5 Consider the following exchange at Vagias’ deposition: Jenkins’ Counsel: I asked the question. MHG’s Counsel: There’s no—ask another question. Ask it again in a different way. The problem is with the question. Jenkins’ Counsel: I’m asking it in English. Do you want me to put it into Spanish? I don’t know. Vagias: You being derogatory? Are you being derogatory with the Spanish? MHG’s Counsel: Just stop, Teddy. Jenkins’ Counsel: Oh, please. Vagias: Are you going to say the same thing about Greeks? Is that the way you’re going to behave? MHG’s Counsel: Enough. Enough.
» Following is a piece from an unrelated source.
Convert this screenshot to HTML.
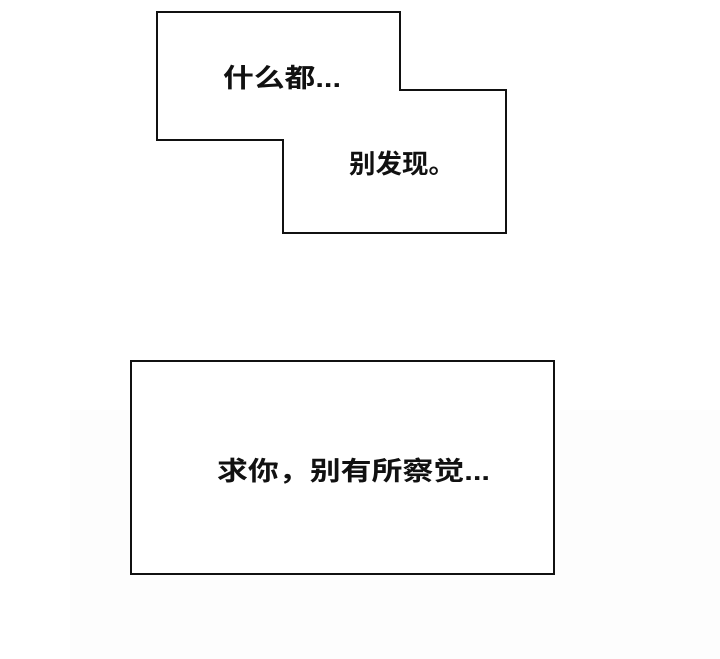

We’re moving on. Ask your question. Jenkins’ Counsel. Yes. Pretend. Vagias: Is that the question? Jenkins’ Counsel: The question is, was your company allowed to reuse preexisting proprietary materials for another client if they were contributed by Mr. Jenkins? MHG’s Counsel: Objection. Form. Calls for a hypothetical. Calls for a legal conclusion. Assumes facts not in evidence. Vagias Depo. 153:13–154:15, ECF No. 49-2.